═════ DATA FOR PROCESSING ═════

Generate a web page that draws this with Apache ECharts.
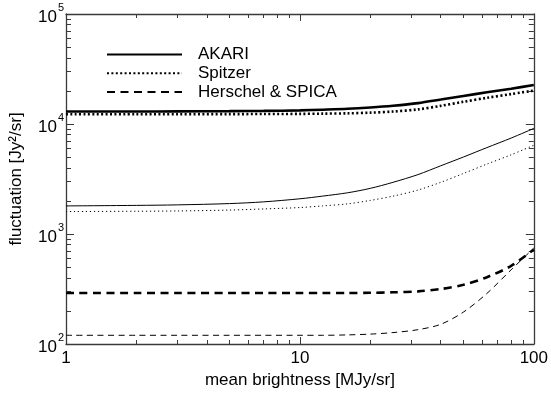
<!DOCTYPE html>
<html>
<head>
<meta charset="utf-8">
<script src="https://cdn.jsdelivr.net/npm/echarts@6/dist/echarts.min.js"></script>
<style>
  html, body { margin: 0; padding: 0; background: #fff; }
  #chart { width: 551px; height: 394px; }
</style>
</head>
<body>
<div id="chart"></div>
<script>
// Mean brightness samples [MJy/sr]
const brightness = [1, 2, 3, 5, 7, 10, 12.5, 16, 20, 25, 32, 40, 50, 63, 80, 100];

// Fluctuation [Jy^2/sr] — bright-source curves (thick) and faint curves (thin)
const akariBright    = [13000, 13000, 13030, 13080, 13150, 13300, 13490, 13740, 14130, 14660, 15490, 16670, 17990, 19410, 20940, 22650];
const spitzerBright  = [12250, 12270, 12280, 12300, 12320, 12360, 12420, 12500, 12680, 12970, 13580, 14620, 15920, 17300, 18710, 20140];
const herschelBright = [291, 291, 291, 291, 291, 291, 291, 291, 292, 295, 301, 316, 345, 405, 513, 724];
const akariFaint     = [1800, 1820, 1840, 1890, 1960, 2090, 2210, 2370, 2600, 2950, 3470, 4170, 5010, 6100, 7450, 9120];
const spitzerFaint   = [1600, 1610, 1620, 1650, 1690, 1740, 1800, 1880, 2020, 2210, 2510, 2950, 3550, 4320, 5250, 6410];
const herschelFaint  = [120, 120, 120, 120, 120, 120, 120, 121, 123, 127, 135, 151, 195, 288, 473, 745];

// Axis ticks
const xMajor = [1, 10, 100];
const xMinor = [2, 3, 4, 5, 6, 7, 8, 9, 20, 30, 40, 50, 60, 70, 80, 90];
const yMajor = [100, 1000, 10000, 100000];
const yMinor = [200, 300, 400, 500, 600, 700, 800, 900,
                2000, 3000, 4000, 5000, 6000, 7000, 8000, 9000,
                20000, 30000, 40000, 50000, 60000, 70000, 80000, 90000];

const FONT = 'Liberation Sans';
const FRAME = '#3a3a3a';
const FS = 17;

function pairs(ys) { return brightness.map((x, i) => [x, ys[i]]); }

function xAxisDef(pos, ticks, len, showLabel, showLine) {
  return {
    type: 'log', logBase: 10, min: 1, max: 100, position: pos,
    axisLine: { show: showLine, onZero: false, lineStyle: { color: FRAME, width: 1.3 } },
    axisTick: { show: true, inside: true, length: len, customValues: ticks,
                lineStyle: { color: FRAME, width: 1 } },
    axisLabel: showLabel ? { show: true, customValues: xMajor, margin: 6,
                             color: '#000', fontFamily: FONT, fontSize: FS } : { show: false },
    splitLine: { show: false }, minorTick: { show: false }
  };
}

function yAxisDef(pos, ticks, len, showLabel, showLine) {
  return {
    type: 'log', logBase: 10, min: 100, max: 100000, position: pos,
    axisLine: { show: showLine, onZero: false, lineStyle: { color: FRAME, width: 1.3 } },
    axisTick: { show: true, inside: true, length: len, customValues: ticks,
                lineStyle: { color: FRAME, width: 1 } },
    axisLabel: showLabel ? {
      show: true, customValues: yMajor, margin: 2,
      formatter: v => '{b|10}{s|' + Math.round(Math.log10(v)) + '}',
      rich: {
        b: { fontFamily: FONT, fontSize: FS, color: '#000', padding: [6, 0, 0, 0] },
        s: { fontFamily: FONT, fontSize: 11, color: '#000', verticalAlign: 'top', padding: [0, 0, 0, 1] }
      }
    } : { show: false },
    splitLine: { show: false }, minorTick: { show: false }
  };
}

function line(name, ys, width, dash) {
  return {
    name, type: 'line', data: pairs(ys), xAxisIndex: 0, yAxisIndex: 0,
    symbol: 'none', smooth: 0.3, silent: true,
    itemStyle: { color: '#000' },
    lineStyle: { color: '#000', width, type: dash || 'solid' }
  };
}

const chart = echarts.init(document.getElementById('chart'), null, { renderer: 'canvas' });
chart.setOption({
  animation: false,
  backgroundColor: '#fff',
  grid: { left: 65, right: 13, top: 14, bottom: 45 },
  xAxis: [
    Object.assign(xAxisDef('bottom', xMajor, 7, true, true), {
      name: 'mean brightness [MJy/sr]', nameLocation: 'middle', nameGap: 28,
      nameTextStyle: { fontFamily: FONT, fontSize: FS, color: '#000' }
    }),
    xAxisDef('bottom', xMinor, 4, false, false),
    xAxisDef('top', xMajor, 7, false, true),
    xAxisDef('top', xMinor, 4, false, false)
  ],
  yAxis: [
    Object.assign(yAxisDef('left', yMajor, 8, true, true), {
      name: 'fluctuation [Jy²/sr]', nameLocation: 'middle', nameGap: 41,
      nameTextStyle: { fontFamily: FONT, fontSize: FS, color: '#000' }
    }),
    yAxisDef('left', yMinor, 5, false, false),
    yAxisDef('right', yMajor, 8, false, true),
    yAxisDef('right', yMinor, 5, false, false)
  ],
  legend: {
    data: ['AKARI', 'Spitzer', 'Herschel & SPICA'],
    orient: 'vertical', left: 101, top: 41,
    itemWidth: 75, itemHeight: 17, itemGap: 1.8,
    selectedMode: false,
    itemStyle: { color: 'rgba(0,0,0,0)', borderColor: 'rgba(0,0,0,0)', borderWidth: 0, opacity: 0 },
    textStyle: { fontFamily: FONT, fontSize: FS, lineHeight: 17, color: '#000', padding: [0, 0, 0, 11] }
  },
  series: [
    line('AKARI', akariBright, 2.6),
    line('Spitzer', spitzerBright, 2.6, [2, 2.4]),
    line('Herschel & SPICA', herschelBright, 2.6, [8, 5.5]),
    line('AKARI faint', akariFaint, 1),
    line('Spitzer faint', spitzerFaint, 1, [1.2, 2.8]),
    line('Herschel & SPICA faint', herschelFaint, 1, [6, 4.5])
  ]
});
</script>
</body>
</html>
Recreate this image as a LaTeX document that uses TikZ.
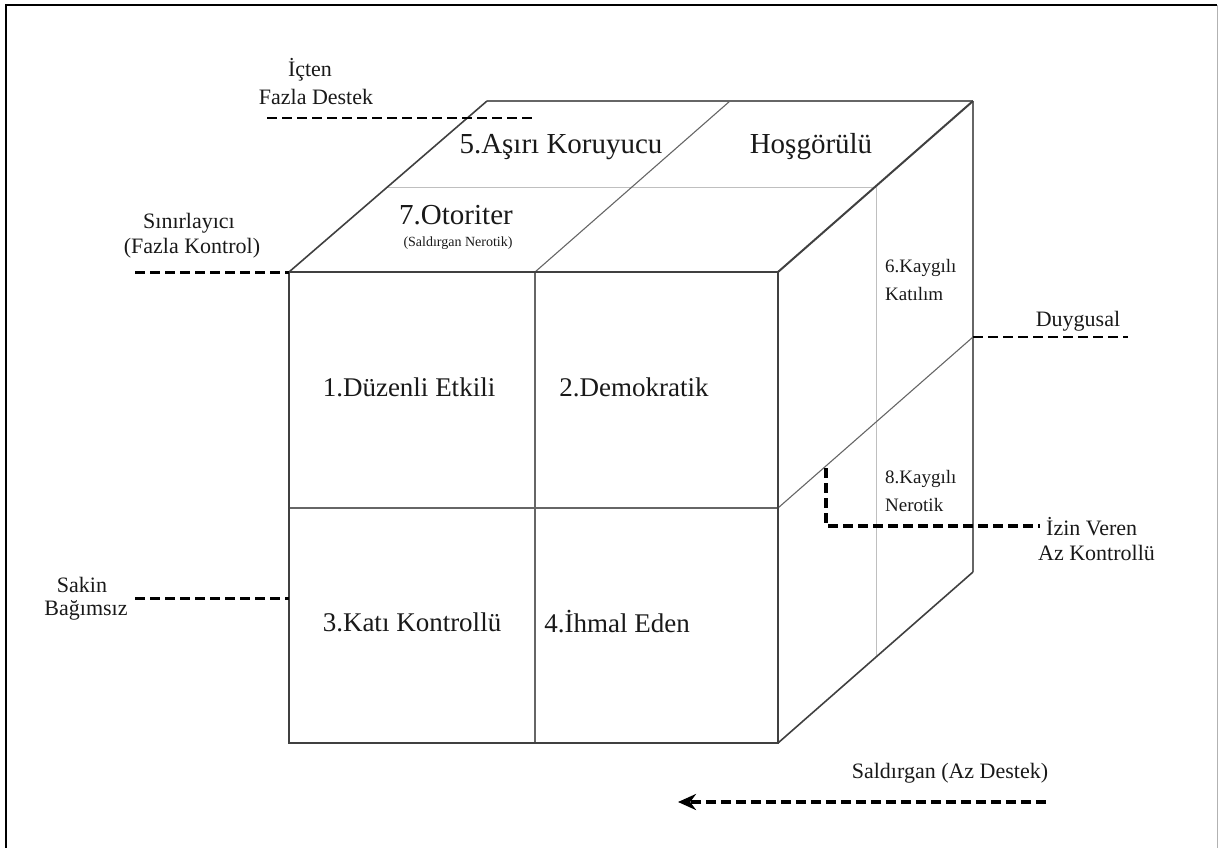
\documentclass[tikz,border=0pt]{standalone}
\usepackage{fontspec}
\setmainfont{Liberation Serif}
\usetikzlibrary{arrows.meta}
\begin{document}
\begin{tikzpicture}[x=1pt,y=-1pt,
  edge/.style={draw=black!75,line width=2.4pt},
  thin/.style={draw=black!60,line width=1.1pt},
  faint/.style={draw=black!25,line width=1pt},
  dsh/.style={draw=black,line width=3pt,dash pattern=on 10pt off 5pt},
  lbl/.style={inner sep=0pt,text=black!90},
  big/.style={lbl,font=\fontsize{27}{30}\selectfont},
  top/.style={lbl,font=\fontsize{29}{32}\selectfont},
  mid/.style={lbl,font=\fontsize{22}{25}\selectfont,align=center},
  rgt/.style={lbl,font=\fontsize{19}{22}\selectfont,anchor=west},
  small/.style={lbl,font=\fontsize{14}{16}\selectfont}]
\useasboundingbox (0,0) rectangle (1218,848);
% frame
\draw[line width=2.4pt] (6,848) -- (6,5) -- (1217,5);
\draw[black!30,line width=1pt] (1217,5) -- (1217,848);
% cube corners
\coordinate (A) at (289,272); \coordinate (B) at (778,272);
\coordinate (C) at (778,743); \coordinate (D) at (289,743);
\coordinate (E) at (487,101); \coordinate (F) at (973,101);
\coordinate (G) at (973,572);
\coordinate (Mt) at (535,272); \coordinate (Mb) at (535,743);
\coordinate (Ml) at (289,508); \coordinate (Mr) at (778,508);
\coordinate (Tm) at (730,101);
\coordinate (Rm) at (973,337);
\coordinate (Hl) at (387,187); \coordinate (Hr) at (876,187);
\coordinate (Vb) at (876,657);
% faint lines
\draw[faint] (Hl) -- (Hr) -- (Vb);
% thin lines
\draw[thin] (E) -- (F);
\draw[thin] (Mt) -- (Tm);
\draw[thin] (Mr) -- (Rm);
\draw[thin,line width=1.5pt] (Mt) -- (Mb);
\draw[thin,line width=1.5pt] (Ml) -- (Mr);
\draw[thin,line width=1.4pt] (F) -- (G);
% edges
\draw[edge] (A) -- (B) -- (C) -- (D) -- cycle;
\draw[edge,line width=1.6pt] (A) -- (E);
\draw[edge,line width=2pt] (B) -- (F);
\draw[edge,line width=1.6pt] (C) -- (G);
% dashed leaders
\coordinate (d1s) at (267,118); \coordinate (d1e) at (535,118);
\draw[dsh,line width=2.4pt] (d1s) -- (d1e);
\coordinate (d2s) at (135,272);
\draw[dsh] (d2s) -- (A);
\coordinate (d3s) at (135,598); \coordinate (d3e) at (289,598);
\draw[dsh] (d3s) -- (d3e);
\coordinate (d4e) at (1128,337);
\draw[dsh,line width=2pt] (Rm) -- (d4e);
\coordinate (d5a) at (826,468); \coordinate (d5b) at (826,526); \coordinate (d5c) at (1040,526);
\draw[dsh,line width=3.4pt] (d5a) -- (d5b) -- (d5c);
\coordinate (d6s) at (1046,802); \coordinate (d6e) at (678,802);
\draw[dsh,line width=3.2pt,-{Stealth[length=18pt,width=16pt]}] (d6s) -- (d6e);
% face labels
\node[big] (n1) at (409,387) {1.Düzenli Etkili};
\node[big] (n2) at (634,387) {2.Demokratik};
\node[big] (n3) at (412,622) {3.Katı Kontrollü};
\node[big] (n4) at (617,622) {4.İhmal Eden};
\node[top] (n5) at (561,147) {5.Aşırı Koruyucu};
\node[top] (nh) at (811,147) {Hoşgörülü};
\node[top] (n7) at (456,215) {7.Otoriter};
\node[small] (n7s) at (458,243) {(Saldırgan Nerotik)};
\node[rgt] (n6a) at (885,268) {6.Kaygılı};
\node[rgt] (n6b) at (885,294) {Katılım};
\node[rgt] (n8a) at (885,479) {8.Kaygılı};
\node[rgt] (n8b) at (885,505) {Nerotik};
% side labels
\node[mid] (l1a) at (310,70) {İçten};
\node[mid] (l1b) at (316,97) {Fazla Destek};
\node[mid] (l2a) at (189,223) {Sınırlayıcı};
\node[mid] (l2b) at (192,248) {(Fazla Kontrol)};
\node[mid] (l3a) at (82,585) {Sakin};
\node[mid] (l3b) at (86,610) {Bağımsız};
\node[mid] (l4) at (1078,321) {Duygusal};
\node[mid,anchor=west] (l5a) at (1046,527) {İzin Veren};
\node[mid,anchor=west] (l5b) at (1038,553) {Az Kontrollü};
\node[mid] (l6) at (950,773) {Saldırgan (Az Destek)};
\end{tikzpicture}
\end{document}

═════

- REQUIREMENTS -
Repeat only the lines from the beginning of the material through the line containing "63, 80, 100];", both ends kept, leaving pictures out.

- EXERCISE RESULT -
Generate a web page that draws this with Apache ECharts.
<!DOCTYPE html>
<html>
<head>
<meta charset="utf-8">
<script src="https://cdn.jsdelivr.net/npm/echarts@6/dist/echarts.min.js"></script>
<style>
  html, body { margin: 0; padding: 0; background: #fff; }
  #chart { width: 551px; height: 394px; }
</style>
</head>
<body>
<div id="chart"></div>
<script>
// Mean brightness samples [MJy/sr]
const brightness = [1, 2, 3, 5, 7, 10, 12.5, 16, 20, 25, 32, 40, 50, 63, 80, 100];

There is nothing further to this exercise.